А между тем эти слова не потеряли своего смысла и правды — текущие события всею силою своею, всем своим ходом подтверждают правду этих слов.
Война — 14—17-го годов — дала власть в руки пролетариата, именно — дала, никто не скажет, что пролетариат сам, своею силою взял в руки власть — она попала в руки его потому, что защитник царя, солдат, замученный трехлетней войною, отказался от защиты интересов Романова, которые он так ревностно отстаивал в 1906 году, истребляя революционный пролетариат. Необходимо помнить, что революция начата солдатами Петроградского гарнизона и что, когда эти солдаты, сняв шинели, разойдутся по деревням, — пролетариат останется в одиночестве, не очень удобном для него.
Было бы наивно и смешно требовать от солдата, вновь преобразившегося в крестьянина, чтоб он принял как религию для себя идеализм пролетария и чтоб он внедрял в своем деревенском быту пролетарский социализм.
Мужик за время войны, а солдат в течение революции кое-что нажил, и оба они хорошо знают, что на Руси всего лучше обеспечивают свободу человека — деньги. Попробуйте разрушить это убеждение или хотя бы поколебать его.
Надо помнить, что в 905-м году пролетариат был и количественно и качественно сильнее, чем теперь, и что тогда промышленность не была разрушена до основания.
Революция, созданная войной, неизбежно окажется бессильной, если вместо того, чтобы посвятить всю свою энергию социальному творчеству, пролетариат, повинуясь своим вождям, станет с корнем уничтожать «буржуазные» технические организации, механикою которых он должен овладеть и работу которых ему надлежит контролировать.
Революция погибнет от внутреннего истощения, если пролетариат, подчиняясь фанатической непримиримости народных комиссаров, станет все более и более углублять свой разрыв с демократией. Идеология пролетариата не есть идеология классового эгоизма, лучшие учителя его, Маркс, Каутский и др., возлагают на его честную силу обязанность освободить всех людей от социального и экономического рабства.

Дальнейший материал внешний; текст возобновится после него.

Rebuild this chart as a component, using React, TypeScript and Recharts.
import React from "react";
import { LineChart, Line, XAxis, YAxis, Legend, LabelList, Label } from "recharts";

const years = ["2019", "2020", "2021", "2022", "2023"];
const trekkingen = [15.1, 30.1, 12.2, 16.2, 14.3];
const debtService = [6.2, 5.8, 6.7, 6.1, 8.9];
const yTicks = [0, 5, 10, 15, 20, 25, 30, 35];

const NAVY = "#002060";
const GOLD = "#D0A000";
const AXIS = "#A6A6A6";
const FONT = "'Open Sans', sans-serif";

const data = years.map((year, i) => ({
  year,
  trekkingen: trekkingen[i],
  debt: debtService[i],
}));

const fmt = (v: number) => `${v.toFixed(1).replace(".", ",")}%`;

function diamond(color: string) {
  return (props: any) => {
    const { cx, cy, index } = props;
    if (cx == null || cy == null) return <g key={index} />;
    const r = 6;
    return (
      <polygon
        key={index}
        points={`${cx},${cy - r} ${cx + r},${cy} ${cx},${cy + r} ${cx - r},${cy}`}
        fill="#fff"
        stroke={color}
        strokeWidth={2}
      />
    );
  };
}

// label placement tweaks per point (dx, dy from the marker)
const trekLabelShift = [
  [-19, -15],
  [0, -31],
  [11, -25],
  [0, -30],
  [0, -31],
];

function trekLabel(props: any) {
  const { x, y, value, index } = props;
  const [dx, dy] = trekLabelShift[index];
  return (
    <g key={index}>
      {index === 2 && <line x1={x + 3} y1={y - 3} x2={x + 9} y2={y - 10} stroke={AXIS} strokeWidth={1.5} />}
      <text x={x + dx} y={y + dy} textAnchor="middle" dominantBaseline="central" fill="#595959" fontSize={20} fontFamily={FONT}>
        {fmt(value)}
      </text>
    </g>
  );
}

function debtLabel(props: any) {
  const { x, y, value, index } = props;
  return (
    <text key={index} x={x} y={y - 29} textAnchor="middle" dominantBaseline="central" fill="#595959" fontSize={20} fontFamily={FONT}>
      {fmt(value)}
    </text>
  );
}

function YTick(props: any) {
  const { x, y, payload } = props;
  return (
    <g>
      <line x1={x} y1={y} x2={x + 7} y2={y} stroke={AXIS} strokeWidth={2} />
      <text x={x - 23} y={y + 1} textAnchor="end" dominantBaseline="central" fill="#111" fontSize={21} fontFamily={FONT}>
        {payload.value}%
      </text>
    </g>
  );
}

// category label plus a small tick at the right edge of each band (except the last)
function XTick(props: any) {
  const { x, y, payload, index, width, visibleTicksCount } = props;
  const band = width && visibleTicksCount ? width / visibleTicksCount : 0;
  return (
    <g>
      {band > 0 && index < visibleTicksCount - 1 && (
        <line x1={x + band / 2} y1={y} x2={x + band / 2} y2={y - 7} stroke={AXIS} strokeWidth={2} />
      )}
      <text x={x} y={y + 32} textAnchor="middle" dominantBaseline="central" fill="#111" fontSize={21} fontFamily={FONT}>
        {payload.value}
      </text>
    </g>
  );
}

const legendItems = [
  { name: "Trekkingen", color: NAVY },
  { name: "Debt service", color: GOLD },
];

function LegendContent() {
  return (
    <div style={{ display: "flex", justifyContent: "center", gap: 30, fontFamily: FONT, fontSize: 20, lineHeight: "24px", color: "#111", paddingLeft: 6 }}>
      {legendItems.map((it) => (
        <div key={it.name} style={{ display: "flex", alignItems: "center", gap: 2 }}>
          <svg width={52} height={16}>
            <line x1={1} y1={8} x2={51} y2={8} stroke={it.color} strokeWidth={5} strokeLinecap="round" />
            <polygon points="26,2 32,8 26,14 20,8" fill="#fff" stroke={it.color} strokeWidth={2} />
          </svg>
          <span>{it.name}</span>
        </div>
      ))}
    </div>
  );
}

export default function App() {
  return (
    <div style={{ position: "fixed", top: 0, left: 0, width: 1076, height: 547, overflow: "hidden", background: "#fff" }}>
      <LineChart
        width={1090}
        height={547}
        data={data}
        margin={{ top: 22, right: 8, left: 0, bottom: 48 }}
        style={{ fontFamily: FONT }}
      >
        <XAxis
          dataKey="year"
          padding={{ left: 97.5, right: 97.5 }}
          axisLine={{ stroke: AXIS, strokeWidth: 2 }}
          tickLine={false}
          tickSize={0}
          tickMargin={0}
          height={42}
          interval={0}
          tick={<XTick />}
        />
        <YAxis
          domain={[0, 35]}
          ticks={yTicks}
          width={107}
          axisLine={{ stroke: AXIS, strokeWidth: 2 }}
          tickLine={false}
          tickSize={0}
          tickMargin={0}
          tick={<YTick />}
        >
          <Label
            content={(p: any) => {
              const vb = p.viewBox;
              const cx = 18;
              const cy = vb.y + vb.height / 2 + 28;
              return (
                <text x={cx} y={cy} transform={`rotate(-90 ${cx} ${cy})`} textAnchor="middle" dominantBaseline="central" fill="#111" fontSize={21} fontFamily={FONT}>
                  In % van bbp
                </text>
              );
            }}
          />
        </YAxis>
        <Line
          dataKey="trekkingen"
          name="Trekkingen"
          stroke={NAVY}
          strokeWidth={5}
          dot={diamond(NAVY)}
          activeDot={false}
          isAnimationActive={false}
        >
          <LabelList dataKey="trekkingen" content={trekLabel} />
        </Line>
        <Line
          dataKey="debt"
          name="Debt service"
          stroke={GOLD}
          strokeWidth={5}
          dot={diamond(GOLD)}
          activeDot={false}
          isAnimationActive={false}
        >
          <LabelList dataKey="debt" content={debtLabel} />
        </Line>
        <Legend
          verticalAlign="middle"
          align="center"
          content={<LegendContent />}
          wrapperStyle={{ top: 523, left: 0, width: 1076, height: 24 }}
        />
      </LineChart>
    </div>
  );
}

Жизнью мира движет социальный идеализм — великая мечта о братстве всех со всеми — думает ли пролетариат, что он осуществляет именно эту мечту, насилуя своих идейных врагов? Социальная борьба не есть кровавый мордобой, как учат русского рабочего его испуганные вожди.

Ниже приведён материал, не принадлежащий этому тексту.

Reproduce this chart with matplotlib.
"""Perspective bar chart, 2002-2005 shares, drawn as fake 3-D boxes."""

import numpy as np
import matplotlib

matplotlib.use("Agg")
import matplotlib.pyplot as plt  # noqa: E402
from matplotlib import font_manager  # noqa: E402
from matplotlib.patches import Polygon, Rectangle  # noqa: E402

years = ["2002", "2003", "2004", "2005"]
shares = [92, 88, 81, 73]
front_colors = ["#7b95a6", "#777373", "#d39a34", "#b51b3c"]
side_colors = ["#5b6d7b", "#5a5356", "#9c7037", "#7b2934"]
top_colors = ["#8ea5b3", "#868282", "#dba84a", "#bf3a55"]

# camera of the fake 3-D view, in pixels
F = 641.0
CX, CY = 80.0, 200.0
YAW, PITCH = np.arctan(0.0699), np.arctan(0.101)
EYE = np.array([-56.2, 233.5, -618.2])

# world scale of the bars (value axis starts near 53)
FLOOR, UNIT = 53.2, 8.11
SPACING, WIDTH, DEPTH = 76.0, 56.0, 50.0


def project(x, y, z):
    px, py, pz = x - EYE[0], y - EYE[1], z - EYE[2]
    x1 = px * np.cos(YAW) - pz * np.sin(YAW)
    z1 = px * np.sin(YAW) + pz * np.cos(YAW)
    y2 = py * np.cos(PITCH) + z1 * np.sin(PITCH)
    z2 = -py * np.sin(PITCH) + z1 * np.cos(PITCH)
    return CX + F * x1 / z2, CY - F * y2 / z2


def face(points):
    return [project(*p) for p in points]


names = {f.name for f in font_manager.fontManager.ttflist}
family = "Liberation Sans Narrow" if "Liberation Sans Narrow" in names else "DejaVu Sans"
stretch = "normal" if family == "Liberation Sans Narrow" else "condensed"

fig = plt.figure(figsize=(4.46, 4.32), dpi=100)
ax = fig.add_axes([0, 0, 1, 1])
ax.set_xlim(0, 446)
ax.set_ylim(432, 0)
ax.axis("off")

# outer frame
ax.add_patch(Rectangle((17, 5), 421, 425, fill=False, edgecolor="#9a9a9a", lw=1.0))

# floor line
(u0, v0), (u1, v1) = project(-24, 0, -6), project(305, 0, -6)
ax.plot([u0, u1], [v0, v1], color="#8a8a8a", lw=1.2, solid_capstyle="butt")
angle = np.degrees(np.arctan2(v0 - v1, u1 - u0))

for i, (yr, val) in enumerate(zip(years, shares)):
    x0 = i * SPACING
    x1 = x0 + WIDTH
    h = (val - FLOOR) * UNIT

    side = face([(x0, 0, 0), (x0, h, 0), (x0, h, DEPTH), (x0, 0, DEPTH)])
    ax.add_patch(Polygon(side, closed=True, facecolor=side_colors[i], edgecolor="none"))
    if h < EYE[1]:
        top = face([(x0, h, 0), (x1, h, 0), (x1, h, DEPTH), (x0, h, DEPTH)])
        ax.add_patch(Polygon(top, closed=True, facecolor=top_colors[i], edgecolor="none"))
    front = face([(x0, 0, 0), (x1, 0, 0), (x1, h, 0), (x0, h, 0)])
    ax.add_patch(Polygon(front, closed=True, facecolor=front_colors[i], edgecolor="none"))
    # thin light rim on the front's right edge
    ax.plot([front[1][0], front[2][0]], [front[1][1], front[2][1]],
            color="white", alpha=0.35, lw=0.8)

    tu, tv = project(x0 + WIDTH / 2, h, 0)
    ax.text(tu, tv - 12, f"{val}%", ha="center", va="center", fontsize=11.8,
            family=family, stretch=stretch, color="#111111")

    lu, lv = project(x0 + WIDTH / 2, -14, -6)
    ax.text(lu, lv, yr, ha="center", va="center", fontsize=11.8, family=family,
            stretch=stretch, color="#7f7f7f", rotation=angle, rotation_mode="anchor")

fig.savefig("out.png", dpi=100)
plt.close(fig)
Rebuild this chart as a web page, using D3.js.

Революция — великое, честное дело, дело, необходимое для возрождения нашего, а не бессмысленные погромы, разрушающие богатство нации. Революция окажется бессильною и погибнет, если мы не внесем в нее все лучшее, что есть в наших сердцах, и если не уничтожим или хотя бы не убавим жестокость, злобу, которые, опьяняя массы, порочат русского рабочего-революционера.

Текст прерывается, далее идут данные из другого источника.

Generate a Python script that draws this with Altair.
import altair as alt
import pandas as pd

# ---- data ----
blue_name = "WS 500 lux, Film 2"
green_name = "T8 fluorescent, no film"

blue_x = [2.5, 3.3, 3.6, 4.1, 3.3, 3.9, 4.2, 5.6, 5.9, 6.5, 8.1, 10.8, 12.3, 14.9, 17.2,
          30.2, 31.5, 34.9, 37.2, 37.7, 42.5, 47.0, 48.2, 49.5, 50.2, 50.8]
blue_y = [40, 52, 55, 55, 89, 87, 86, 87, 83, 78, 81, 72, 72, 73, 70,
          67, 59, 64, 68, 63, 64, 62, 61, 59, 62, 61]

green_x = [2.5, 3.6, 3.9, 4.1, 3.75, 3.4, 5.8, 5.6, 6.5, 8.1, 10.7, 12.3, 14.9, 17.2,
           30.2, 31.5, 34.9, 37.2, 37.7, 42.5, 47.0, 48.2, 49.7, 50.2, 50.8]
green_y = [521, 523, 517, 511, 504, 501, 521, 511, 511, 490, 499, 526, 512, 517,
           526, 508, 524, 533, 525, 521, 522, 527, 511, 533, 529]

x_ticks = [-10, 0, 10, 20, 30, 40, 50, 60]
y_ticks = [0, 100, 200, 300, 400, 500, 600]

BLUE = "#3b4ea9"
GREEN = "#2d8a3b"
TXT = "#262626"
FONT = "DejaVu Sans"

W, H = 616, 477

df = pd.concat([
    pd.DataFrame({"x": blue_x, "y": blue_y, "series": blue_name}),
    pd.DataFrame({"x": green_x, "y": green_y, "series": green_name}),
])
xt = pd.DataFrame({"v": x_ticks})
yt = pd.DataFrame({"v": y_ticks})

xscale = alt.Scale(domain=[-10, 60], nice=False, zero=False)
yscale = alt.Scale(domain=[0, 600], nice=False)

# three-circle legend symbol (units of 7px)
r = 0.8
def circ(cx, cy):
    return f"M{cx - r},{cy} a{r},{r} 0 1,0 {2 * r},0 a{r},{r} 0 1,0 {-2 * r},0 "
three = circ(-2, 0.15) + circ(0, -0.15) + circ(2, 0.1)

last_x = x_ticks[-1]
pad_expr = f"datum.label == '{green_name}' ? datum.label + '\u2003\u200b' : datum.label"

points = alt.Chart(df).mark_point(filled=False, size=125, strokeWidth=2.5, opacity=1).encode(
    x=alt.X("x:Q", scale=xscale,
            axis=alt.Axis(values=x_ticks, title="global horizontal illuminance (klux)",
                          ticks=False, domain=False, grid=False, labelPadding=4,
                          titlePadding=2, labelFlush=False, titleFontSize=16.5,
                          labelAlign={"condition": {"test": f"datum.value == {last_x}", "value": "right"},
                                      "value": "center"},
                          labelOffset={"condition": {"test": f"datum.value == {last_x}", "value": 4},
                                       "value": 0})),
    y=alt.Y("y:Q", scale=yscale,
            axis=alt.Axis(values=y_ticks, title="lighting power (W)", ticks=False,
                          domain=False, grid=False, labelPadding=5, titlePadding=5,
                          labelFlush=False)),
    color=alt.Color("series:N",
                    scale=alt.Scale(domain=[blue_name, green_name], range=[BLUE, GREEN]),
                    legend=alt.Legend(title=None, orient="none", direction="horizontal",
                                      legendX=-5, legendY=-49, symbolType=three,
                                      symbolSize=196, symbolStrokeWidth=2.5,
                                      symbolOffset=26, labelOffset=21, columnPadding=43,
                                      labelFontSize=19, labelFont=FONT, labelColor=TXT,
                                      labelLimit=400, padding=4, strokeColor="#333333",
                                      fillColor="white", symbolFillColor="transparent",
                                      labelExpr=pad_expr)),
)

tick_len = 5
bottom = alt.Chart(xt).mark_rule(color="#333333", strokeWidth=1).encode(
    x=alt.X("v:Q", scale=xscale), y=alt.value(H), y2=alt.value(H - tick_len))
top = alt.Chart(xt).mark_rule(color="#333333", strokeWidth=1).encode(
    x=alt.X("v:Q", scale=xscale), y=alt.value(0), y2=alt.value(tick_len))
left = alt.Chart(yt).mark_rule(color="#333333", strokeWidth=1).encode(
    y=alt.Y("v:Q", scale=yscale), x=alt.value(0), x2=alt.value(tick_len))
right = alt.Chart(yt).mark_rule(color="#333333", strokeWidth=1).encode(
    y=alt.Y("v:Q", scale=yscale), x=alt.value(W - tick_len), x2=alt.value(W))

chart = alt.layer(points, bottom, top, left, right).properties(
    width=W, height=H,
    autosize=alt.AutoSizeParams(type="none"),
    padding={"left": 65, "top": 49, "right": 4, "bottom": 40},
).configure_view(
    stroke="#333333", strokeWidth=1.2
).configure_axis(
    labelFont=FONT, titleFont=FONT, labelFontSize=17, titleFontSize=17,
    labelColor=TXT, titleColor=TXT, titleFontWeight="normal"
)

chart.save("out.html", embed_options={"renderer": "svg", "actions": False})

Всякое правительство — как бы оно себя ни именовало — стремится не только «управлять» волею народных масс, но и воспитывать эту волю сообразно своим принципам и целям. Наиболее демагогические и ловкие правительства обычно прикрашивают свое стремление управлять народной волей и воспитывать ее словами: «Мы выражаем волю народа».
Это, разумеется, неискренние слова, ибо, в конце концов, интеллектуальная сила правительства одолевает инстинкты масс, если же это не удается правящим органам, они употребляют для подавления враждебной их целям народной воли физическую силу.
Резолюцией, заранее удуманной в кабинете, или штыком и пулей, но правительство всегда и неизбежно стремится овладеть волею масс, убедить народ в том, что оно ведет его по самому правильному пути к счастью.
Эта политика является неизбежной обязанностью всякого правительства: будучи уверенным, что оно разум народа, оно принуждается позицией своей внушать народу убеждение в том, что он обладает самым умным и честным правительством, искренно преданным интересам народа.
Народные комиссары стремятся именно к этой цели, не стесняясь — как не стесняется никакое правительство — расстрелами, убийствами и арестами несогласных с ним, не стесняясь никакой клеветой и ложью на врага.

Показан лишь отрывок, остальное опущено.